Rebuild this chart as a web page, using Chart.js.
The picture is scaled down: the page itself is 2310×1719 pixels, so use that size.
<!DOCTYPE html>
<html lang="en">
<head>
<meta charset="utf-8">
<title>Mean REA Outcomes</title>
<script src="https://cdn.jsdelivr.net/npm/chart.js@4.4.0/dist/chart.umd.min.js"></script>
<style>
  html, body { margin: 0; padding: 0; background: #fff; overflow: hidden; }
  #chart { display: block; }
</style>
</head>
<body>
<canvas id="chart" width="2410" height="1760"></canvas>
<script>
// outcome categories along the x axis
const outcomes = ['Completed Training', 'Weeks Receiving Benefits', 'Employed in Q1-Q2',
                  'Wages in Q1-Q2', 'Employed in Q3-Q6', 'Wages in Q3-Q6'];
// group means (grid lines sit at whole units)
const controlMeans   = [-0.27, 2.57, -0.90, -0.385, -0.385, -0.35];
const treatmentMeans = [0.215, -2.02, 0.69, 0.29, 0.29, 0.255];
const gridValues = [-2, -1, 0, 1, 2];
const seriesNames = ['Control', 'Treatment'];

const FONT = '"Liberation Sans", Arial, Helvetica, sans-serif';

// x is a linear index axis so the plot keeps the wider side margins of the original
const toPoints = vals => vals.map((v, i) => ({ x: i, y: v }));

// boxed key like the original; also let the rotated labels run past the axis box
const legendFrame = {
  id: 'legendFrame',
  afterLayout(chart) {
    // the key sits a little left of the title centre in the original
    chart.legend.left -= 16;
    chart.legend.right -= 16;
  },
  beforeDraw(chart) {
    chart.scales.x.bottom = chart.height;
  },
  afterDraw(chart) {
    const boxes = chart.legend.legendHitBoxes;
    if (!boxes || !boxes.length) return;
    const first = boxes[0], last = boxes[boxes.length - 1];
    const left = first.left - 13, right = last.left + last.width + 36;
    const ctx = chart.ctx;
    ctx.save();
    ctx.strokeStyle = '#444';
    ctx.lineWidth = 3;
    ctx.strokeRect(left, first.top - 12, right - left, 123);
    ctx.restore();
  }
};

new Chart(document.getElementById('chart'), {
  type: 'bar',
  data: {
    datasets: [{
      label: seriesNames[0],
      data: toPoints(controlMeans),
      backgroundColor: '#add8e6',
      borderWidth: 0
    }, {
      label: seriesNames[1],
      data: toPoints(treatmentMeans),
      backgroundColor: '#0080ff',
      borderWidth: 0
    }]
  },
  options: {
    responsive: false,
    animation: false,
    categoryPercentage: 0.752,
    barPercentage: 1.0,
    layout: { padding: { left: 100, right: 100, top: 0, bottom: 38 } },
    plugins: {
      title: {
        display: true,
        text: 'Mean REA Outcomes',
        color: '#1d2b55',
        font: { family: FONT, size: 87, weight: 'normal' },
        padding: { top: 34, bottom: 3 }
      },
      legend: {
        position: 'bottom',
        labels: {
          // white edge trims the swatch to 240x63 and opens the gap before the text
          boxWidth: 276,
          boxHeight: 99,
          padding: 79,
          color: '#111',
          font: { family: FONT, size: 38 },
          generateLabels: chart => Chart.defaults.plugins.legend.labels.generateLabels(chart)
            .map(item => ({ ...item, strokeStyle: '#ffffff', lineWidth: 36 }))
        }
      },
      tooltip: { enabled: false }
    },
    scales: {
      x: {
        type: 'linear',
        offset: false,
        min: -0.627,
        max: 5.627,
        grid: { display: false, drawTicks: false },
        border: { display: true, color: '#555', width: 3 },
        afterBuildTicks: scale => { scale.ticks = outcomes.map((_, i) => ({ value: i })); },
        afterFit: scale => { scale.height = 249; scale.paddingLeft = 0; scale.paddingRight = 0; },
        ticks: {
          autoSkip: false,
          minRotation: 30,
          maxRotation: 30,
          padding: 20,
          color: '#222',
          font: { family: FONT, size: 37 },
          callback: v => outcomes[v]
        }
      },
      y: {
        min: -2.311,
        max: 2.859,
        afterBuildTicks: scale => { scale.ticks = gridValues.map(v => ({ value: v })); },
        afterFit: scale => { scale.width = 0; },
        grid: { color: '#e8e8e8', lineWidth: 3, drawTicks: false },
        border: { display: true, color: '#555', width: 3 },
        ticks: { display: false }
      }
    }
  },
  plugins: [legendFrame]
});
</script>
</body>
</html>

++++++++++

__Instructions for the task__.
Identify each line holding the string "picture", and copy it out.

__Solution for this exercise__.
The picture is scaled down: the page itself is 2310×1719 pixels, so use that size.

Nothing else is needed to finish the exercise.